Looking around at other similar questions and other sites, I can see that if they do not have a common multiple, then the sum is not periodic, but these do, which to me says that this may be a periodic sum, but also may not:
Is it always the case that if individual periodic functions have a common multiple, the sum is also periodic?
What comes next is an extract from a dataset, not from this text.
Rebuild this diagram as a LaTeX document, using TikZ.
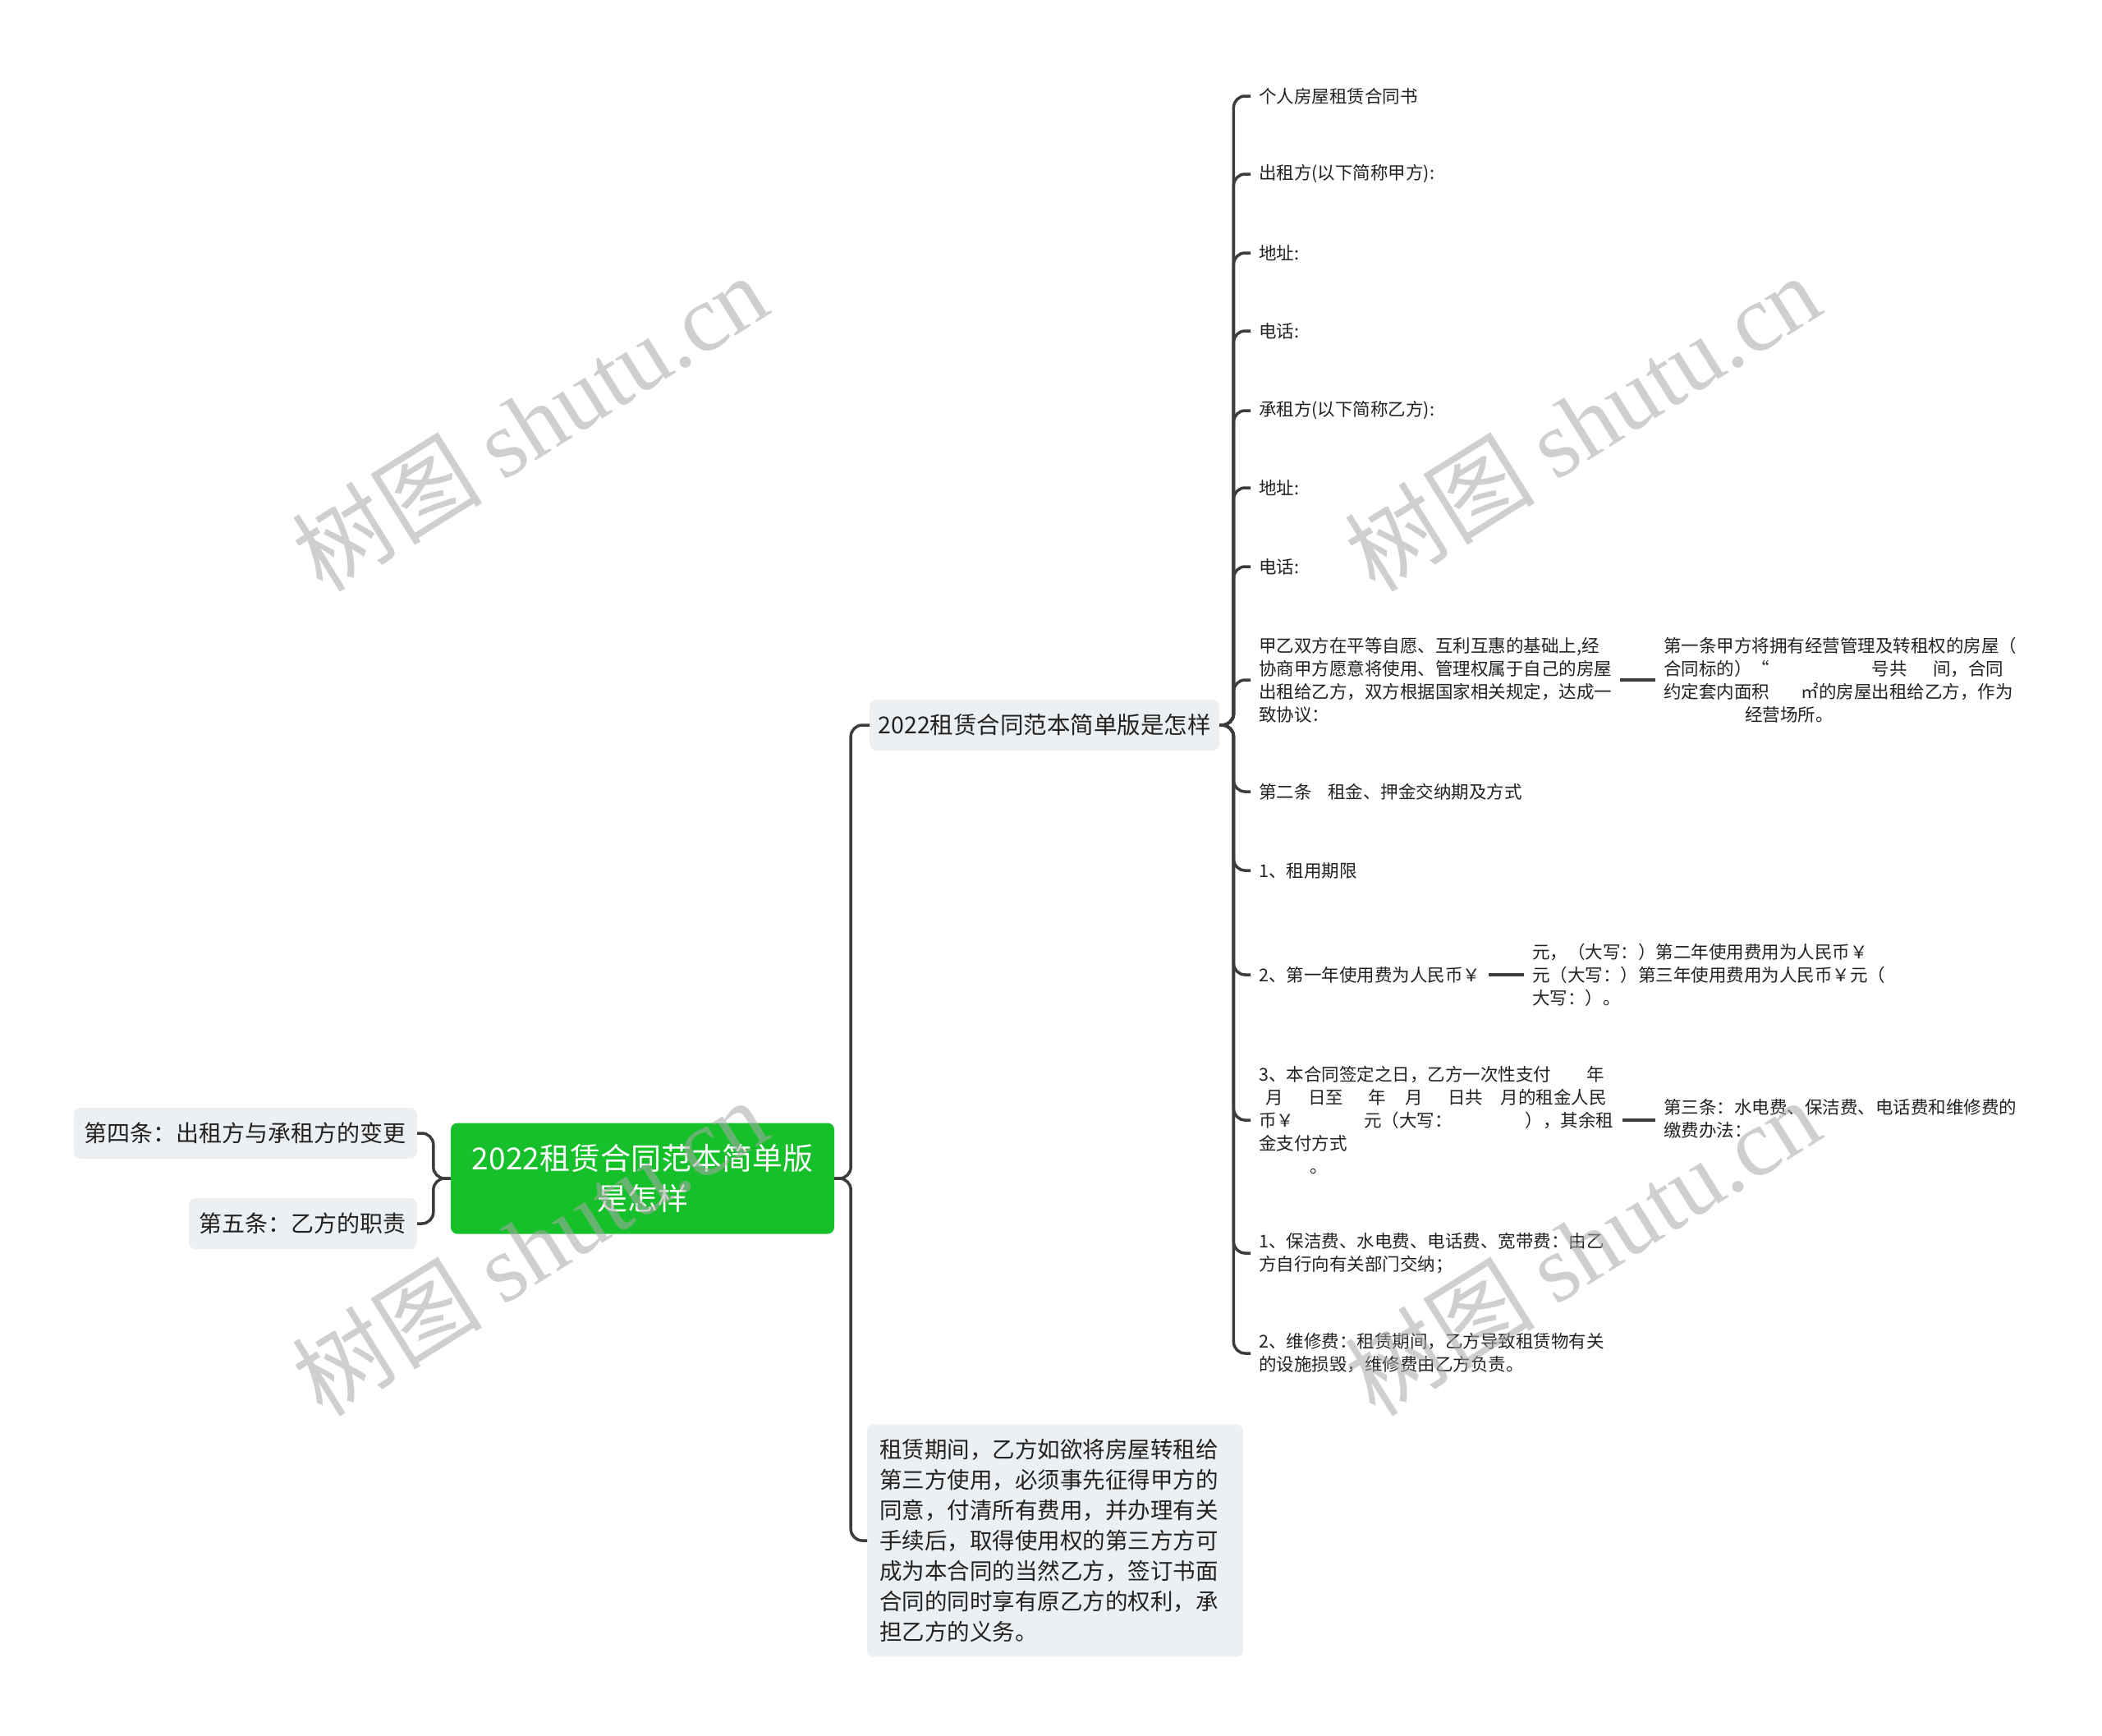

I can easily just let N be 16, based on the above, and see that it is the period of $f$, but I'm looking for more general information.
Best Answer
As in this case you're dealing with discrete periodic functions, the sum of periodic functions is also periodic. To show that you only have to consider that the function $f[n]=\sum_{i=1}^Mf_i[n]$ will have period $N=\text{lcm}(N_1,N_2,...,N_M)$, where $N_i$ is the period of $f_i$ since $f_i[n+N]=f_i[n+kN_i]=f_i[N]$, for some natural $k$. In your exemple, we have $N_1=8, N_2=16$ and $N_3=4$. So we got $N=\text{lcm}(8,16,4)=16$. In the general case, this is not always true, since the periods may not even be intergers. For exemple, consider the functions $f(x)=\sin x$ and $g(x)=\sin \pi x$. It is easy to see, that $f$ and $g$ are periodic, with period $2\pi$ and $2$, respectively. But the sum $f(x)+g(x)$ is not periodic. Assume, that it has period $T$. then, we would have $f(x+T)+g(x+T)=f(x+2\pi k)+g(x+2j)$, for some $k,j\in \mathbb{Z}$. But this would lead to $$2\pi k =2j \Leftrightarrow \pi=\frac{j}{k},$$ which is a contradiction, since $\pi$ is irrational. By the above argument, we can see that in the general case, the sum will be periodic iff the ratio of the periods is a rational number.